Hackit: Laser Cut Your Own Jigsaw Puzzle

If you have a laser printer, you’ve got your Christmas presents sorted out. At least if your family likes jigsaw puzzles. The idea is very simple, laminate a photograph onto some laser-cuttable board, and then run the laser over the outline of the pieces. Bam! Instant puzzle.

The trick is generating the puzzle outline, and of course there’s an online application for that. It’s got options that let you customize the piece count and shapes, and then download the result as an SVG image.

Unfortunately, it’s closed-source and makes the pieces a little bit too uniform for our liking — many of the pieces have exactly the same shape as each other. Are you up to the challenge of writing a better one? We’d love to see it, because the idea of a simple puzzle overlay for laser cutters is too good. Help us get started with some brainstorming in the comments below. How do you go about generating meaningfully unique jigsaw edges algorithmically?

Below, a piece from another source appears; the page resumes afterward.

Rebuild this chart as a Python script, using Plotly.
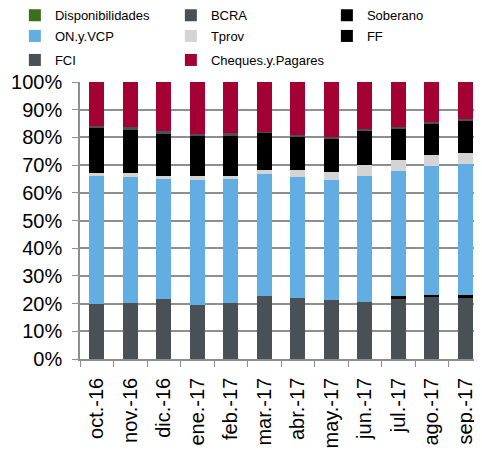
import plotly.graph_objects as go

meses = ["oct.-16", "nov.-16", "dic.-16", "ene.-17", "feb.-17", "mar.-17",
         "abr.-17", "may.-17", "jun.-17", "jul.-17", "ago.-17", "sep.-17"]

# participación (%) de cada instrumento, de abajo hacia arriba en la pila
fci = [20.0, 20.3, 21.5, 19.5, 20.3, 22.9, 21.9, 21.3, 20.6, 22.0, 22.4, 22.2]
ff = [0.0, 0.0, 0.0, 0.0, 0.0, 0.0, 0.0, 0.0, 0.0, 0.6, 0.7, 0.8]
on_vcp = [45.9, 45.5, 43.5, 45.1, 44.7, 44.0, 43.9, 43.5, 45.3, 45.4, 46.4, 47.3]
tprov = [1.2, 1.3, 1.2, 1.3, 1.2, 1.4, 2.3, 2.6, 4.0, 3.9, 4.0, 4.2]
soberano = [16.3, 15.4, 15.0, 14.7, 14.2, 13.3, 12.4, 12.2, 12.6, 11.3, 11.6, 11.6]
bcra = [0.6, 1.3, 1.2, 0.6, 1.2, 0.5, 0.4, 0.4, 0.4, 0.4, 0.3, 0.5]
disponibilidades = [0.0] * 12
cheques = [16.0, 16.2, 17.6, 18.8, 18.4, 17.9, 19.1, 20.0, 17.1, 16.4, 14.6, 13.4]

# (nombre, datos, color, fila de la leyenda, orden dentro de la fila)
SERIES = [
    ("FCI", fci, "#495157", "legend3", 1),
    ("FF", ff, "#000000", "legend2", 3),
    ("ON.y.VCP", on_vcp, "#62AEE3", "legend2", 1),
    ("Tprov", tprov, "#D4D4D4", "legend2", 2),
    ("Soberano", soberano, "#000000", "legend", 3),
    ("BCRA", bcra, "#495157", "legend", 2),
    ("Disponibilidades", disponibilidades, "#3F6E1A", "legend", 1),
    ("Cheques.y.Pagares", cheques, "#A50034", "legend3", 2),
]

fig = go.Figure()
for name, vals, color, leg, rank in SERIES:
    fig.add_trace(go.Bar(
        x=meses, y=vals, name=name, legend=leg, legendrank=rank,
        marker=dict(color=color, line=dict(width=0)),
    ))

# una leyenda por fila, como en el original (3 columnas)
def fila(y):
    return dict(
        orientation="h", x=-0.162, xanchor="left", y=y, yanchor="middle",
        entrywidth=111, entrywidthmode="pixels", traceorder="normal",
        font=dict(size=13), bgcolor="rgba(0,0,0,0)",
    )

fig.update_layout(
    width=474, height=442,
    barmode="stack", barnorm="percent", bargap=0.55,
    plot_bgcolor="white", paper_bgcolor="white",
    font=dict(family="Liberation Sans, Arial, sans-serif", color="#000000"),
    margin=dict(l=72, r=0, t=74, b=91, autoexpand=False),
    legend=fila(1.241),
    legend2=fila(1.1661),
    legend3=fila(1.0794),
)
fig.update_yaxes(
    range=[0, 100], dtick=10, ticksuffix="%",
    showgrid=True, gridcolor="#8E8E8E", gridwidth=1.5,
    showline=True, linecolor="#8E8E8E", linewidth=1.5,
    ticks="outside", ticklen=6, tickcolor="#8E8E8E",
    tickfont=dict(size=20), ticklabelstandoff=6,
    zeroline=False,
)
fig.update_xaxes(
    showline=True, linecolor="#8E8E8E", linewidth=1.5,
    ticks="outside", tickson="boundaries", ticklen=6, tickcolor="#8E8E8E",
    tickangle=-90, tickfont=dict(size=20), ticklabelstandoff=9,
)

fig.write_html("out.html")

Once you’ve got the puzzle cut out, you can seal up the surface nicely, toss it in a box, and then you’ve got a personalized present. To put it together, we suggest an accompanying DIY pick-and-place tool. (And kudos to [Kristina] for the best headline of 2015 on that one!)

Thanks to Hackaday alum [George Graves] for the tip!

17 thoughts on “Hackit: Laser Cut Your Own Jigsaw Puzzle

    1. I used the Inkscape plug-in by neon22 and it worked great. Used 1/8″ acrylic. All the pieces are different shapes. Turned out to be a pretty difficult puzzle to put together. Files are on github: https://github.com/Scott216/laser_puzzle.

      For my first version I just laser etched the snowflakes in the acrylic, but there wasn’t enough contrast between the snowflake and clear acrylic. So for version 2 I covered the acrylic with painter’s tape, then etched the snowflakes through the tape and into the acrylic. So now I had a mask for spray painting. I used white spray paint to fill in all the snowflakes. After the paint dried I removed the painter’s tape and used the laser to cut out the puzzle pieces. I found that if I cut out the acrylic with the painted snowflakes facing down, I had less burning of the paint by the laser.

  1. By definition, the borders are straight. Just start from one corner and make a random curve for the undefined edges of each piece. You will have 2 undefined edges for 1-1 till 1-[N-1] and the last piece in the row will have only one undefined edge. Repeat it for each row. The pieces in the last row (M) will have only one undefined edge each except the last one M-N which will be defined already. DONE!

    1. Truly “Random curves” won’t work as expected.

      I’m not a puzzle nut but even I can see there are different types of puzzles, different types of interlocks, and differences in quality.

      Random curves would make your puzzle work like crap and be about as much fun to put together. Can you imagine the frustration levels when random curves results in huge sections of the puzzle coming apart because the user can’t interlock them properly?

      I would probably design a point based system with a randomization algorithm to add variation in both the selection of the edge style and the minor shape of the edge. In essence, create a library of known good curves then add an algorithm to allow for deviations.

      You can probably create a mathematical model of good curves, but that’s an area of math I have little experience in.

  2. As for writing your own puzzle creator, I would look into the eps file format and how the bezier curves work. There’s bound to be some libraries out there for reading, creating and writing them. Illustrator and inkscape and many other vector format accepting applications are out there to create gcode from that.
    With bezier you only need 5 nodes and 8 control points. I would make a few template shapes with these nodes and control points and interpolate other shapes from these. I can imagine that you can parametrice the deviation from the standard shape to set the difficulty. Now it’s just a matter of randomizing the positions onto a grid that fits a photo, taking care of the aspect ratio, so scaling the grid to fit the photo or cropping the photo.
    You can go all fancy with a non square puzzle by setting an arbitrary boundary shape, or even some holes in the puzzle like a donut shape.

  3. What about the smell of burnt wood, and the char rubbing off on your fingers? Anyone have a good way around those? The laser cutter is a fantastic tool, but I can’t help but feel those uninitiated with lasers would be less than enthused with those aspects.

    1. Could use Perspex (plexiglass)?
      Getting a picture onto plexiglass… thinking those laser printable sheets that are released by water and slide onto the final plastic surface. Sometimes used to come with some ‘airfix’ model planes. Can’t remember what it is called, but it has been around for many many years.

  4. Have you tried a logistic curve with randomised parameters? I think this could work. I will explore it soon as I am hoping to start making my own puzzles in the near future (have to finish a beautiful 18000 pieces that has been on my table for quite a few months now).

    Quick question, would laser cutting with reduced power work on making cardboard puzzles?